* [Data provided]
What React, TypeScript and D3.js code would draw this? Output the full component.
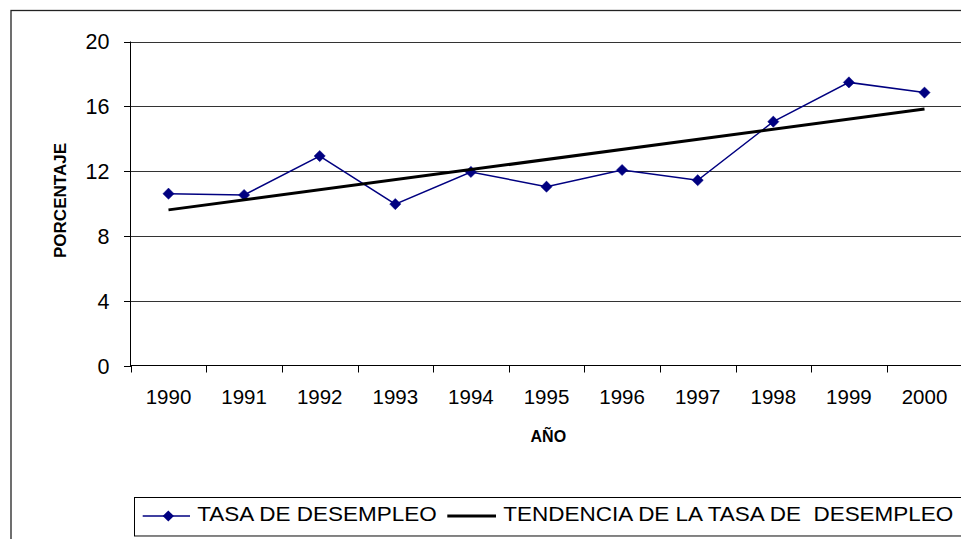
import React from "react";
import * as d3 from "d3";

const years = ["1990","1991","1992","1993","1994","1995","1996","1997","1998","1999","2000"];
const tasa = [10.62, 10.54, 12.94, 9.98, 11.96, 11.05, 12.08, 11.45, 15.06, 17.48, 16.85];
const yTicks = [0, 4, 8, 12, 16, 20];
const seriesNames = ["TASA DE DESEMPLEO", "TENDENCIA DE LA TASA DE  DESEMPLEO"];
const yTitle = "PORCENTAJE";
const xTitle = "AÑO";

const W = 961, H = 539;
const NAVY = "#000080";
const FONT = "Arial, 'Liberation Sans', Helvetica, sans-serif";

export default function App() {
  const x = d3.scaleBand<string>().domain(years).range([130.7, 962.3]).padding(0);
  const y = d3.scaleLinear().domain([0, 20]).range([366, 41.5]);
  const cx = (d: string) => (x(d) as number) + x.bandwidth() / 2;

  // least-squares trend (Excel linear trendline)
  const n = tasa.length;
  const xs = tasa.map((_, i) => i);
  const mx = d3.mean(xs) as number;
  const my = d3.mean(tasa) as number;
  const sxy = d3.sum(xs.map((xi, i) => (xi - mx) * (tasa[i] - my)));
  const sxx = d3.sum(xs.map((xi) => (xi - mx) * (xi - mx)));
  const slope = sxy / sxx;
  const icpt = my - slope * mx;
  const trend = [0, n - 1].map((i) => ({ yr: years[i], v: icpt + slope * i }));

  const line = d3.line<number>().x((_, i) => cx(years[i])).y((v) => y(v));
  const tline = d3.line<{ yr: string; v: number }>().x((d) => cx(d.yr)).y((d) => y(d.v));

  const diamond = (px: number, py: number, r = 5.6) =>
    `M${px},${py - r}L${px + r},${py}L${px},${py + r}L${px - r},${py}Z`;

  const x0 = 130.7, x1 = 962.3;
  const bounds = years.map((d) => x(d) as number);

  return (
    <svg width={W} height={H} style={{ position: "absolute", left: 0, top: 0, display: "block" }} fontFamily={FONT}>
      <rect x={0} y={0} width={W} height={H} fill="#fff" />
      {/* outer chart frame */}
      <rect x={11} y={10.5} width={W + 20} height={H + 20} fill="none" stroke="#222" strokeWidth={1.3} />

      {/* gridlines */}
      {yTicks.filter((t) => t > 0).map((t) => (
        <line key={t} x1={x0} x2={x1} y1={Math.round(y(t)) + 0.5} y2={Math.round(y(t)) + 0.5} stroke="#333" strokeWidth={1} />
      ))}

      {/* y axis */}
      <line x1={130.5} x2={130.5} y1={41.5} y2={366.5} stroke="#000" strokeWidth={1} />
      {yTicks.map((t) => (
        <g key={t}>
          <line x1={124} x2={131} y1={Math.round(y(t)) + 0.5} y2={Math.round(y(t)) + 0.5} stroke="#000" />
          <text x={109.5} y={y(t)} dy="0.36em" textAnchor="end" fontSize={21.5} fill="#000">{t}</text>
        </g>
      ))}

      {/* x axis */}
      <line x1={x0} x2={x1} y1={365.5} y2={365.5} stroke="#000" strokeWidth={1} />
      {bounds.concat([x1]).map((b, i) => (
        <line key={i} x1={Math.round(b) + 0.5} x2={Math.round(b) + 0.5} y1={365.5} y2={372.5} stroke="#000" />
      ))}
      {years.map((d) => (
        <text key={d} x={cx(d)} y={404.3} textAnchor="middle" fontSize={20.5} fill="#000">{d}</text>
      ))}

      {/* axis titles */}
      <text x={548.3} y={441.7} textAnchor="middle" fontSize={16} fontWeight="bold" fill="#000">{xTitle}</text>
      <text transform="translate(66,200.5) rotate(-90)" textAnchor="middle" fontSize={16.5} fontWeight="bold" fill="#000"
        textLength={115} lengthAdjust="spacingAndGlyphs">{yTitle}</text>

      {/* data series */}
      <path d={line(tasa) as string} fill="none" stroke={NAVY} strokeWidth={1.5} />
      {tasa.map((v, i) => (
        <path key={i} d={diamond(cx(years[i]), y(v))} fill={NAVY} stroke={NAVY} strokeWidth={0.5} />
      ))}
      {/* trend line */}
      <path d={tline(trend) as string} fill="none" stroke="#000" strokeWidth={3} />

      {/* legend */}
      <rect x={134.5} y={497.5} width={W} height={38.5} fill="#fff" stroke="#000" strokeWidth={1} />
      <line x1={134.5} x2={W} y1={536.5} y2={536.5} stroke="#888" strokeWidth={1} />
      <line x1={142.7} x2={190} y1={516} y2={516} stroke={NAVY} strokeWidth={1.6} />
      <path d={diamond(168.3, 516)} fill={NAVY} />
      <text x={197.3} y={520.7} fontSize={19.5} fill="#000" textLength={239.4} lengthAdjust="spacingAndGlyphs">{seriesNames[0]}</text>
      <line x1={447.3} x2={496} y1={516} y2={516} stroke="#000" strokeWidth={3} />
      <text x={503.3} y={520.7} fontSize={19.5} fill="#000" textLength={450} lengthAdjust="spacingAndGlyphs" style={{ whiteSpace: "pre" }}>{seriesNames[1]}</text>
    </svg>
  );
}
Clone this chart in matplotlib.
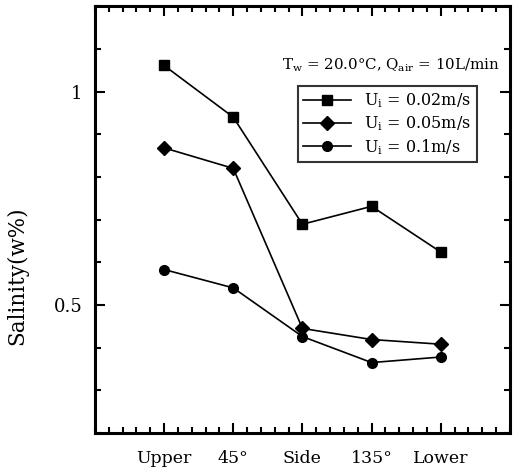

* [Stated problem] Reply with the number of lines in the data that include the string "React" and nothing else.

* [Written reply] 2